# Aim
Reproduce the entries from their first line up to and including the line with "import seaborn as sns". Leave out everything after it.

━━━━━ Rows ━━━━━

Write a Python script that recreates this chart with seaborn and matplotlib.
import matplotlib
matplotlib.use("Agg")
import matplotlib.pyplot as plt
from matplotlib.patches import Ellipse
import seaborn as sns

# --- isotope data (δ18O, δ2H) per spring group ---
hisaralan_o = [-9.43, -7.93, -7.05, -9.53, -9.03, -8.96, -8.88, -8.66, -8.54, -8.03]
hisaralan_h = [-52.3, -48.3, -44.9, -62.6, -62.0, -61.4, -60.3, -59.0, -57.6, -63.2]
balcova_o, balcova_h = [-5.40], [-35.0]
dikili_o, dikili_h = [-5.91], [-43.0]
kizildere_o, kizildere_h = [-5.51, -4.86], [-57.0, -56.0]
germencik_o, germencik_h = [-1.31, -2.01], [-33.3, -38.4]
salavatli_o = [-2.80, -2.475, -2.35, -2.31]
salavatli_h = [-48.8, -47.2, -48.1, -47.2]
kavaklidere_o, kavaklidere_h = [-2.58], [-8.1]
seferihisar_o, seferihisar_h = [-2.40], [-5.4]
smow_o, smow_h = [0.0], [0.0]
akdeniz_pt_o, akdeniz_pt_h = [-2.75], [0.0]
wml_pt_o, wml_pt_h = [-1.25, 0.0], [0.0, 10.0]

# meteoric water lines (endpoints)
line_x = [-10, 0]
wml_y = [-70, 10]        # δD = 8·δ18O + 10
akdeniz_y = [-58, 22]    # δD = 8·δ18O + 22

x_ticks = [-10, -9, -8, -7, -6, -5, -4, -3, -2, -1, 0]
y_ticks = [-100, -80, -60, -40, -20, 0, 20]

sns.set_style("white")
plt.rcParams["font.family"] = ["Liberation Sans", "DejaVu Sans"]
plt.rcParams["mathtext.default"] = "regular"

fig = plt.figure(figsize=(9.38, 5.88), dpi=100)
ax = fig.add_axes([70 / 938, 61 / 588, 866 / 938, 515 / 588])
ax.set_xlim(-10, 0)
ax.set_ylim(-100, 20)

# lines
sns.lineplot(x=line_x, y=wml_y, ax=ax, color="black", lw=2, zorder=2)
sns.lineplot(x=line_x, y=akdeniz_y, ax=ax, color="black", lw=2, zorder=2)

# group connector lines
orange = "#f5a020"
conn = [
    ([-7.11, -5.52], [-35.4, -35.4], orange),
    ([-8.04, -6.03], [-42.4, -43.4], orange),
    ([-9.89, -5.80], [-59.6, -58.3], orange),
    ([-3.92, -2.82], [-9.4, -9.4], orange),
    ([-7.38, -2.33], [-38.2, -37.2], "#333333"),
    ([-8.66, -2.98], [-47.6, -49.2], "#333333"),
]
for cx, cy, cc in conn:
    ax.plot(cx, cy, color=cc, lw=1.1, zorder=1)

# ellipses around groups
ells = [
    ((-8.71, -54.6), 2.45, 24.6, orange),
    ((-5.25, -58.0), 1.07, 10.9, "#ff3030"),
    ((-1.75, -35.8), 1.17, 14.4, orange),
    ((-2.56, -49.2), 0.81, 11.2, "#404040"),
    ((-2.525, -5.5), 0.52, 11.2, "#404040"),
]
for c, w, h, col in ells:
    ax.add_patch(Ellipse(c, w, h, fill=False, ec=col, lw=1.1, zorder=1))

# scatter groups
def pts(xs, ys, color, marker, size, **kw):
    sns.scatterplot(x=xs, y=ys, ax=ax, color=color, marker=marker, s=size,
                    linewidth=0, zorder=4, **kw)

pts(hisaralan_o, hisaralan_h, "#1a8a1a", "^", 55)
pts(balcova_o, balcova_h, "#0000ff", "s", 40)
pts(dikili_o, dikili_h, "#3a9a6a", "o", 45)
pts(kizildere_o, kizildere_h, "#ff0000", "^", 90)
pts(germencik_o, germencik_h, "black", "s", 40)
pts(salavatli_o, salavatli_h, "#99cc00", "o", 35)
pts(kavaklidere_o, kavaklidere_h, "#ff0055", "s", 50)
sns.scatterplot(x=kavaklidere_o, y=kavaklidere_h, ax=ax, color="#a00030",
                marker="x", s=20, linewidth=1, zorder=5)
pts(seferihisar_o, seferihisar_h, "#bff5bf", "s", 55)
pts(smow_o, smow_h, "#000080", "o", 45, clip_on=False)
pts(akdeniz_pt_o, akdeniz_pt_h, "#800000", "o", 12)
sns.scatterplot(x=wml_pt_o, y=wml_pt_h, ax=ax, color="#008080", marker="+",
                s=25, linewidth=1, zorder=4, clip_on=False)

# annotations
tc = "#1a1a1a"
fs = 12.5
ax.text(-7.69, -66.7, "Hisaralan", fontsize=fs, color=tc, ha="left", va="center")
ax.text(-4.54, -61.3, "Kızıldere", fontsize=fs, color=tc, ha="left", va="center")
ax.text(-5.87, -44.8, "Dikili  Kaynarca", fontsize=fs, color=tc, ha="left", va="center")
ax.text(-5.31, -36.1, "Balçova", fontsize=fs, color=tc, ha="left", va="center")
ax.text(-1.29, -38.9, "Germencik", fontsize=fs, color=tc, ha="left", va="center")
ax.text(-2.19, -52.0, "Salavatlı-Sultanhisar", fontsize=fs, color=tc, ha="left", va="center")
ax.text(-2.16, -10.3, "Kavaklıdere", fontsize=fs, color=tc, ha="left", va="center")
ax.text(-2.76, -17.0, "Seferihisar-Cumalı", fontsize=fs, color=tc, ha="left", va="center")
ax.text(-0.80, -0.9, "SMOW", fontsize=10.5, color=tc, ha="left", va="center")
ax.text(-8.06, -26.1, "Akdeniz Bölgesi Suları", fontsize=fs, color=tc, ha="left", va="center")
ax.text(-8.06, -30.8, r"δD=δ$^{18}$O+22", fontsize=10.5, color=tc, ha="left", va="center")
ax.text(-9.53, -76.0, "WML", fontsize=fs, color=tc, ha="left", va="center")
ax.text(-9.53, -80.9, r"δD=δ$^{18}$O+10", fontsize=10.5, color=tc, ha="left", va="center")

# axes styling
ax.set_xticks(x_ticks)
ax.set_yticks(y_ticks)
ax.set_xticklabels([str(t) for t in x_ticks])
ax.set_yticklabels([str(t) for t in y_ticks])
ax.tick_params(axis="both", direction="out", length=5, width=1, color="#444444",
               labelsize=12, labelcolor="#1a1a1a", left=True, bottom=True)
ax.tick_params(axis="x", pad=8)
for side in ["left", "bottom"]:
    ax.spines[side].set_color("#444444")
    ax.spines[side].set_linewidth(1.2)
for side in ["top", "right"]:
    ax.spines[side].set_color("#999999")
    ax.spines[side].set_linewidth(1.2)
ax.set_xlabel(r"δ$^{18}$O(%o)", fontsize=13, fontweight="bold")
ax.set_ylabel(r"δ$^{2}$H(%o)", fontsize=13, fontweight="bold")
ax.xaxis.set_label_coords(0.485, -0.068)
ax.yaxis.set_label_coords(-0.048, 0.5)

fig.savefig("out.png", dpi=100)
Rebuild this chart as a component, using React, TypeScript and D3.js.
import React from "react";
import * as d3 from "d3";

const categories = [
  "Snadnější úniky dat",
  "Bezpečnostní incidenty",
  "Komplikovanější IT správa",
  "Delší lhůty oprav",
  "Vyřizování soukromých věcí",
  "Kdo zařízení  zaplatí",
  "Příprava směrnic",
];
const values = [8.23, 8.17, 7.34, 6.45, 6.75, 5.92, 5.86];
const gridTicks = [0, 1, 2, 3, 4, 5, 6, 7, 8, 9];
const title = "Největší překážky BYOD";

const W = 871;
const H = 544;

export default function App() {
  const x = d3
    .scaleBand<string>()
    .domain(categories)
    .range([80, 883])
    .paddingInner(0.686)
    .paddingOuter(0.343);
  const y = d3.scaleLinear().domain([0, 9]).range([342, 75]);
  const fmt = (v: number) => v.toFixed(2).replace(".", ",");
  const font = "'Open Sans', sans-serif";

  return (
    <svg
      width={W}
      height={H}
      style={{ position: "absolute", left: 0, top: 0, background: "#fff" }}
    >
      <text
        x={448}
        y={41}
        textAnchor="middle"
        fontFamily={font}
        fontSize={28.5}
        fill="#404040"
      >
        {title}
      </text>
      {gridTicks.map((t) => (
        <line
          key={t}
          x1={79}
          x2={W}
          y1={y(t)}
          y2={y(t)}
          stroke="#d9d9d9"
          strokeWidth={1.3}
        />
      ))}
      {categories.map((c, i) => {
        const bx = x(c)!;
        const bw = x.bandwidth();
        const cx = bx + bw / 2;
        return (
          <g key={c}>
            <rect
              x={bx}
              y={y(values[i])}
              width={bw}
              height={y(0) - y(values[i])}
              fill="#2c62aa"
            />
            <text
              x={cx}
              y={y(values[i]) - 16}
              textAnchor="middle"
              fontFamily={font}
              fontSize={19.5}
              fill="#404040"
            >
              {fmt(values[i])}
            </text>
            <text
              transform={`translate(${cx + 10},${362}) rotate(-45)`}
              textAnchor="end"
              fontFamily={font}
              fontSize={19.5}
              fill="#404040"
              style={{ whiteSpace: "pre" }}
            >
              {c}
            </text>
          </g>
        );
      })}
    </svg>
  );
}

━━━━━

# The output
Write a Python script that recreates this chart with seaborn and matplotlib.
import matplotlib
matplotlib.use("Agg")
import matplotlib.pyplot as plt
from matplotlib.patches import Ellipse
import seaborn as sns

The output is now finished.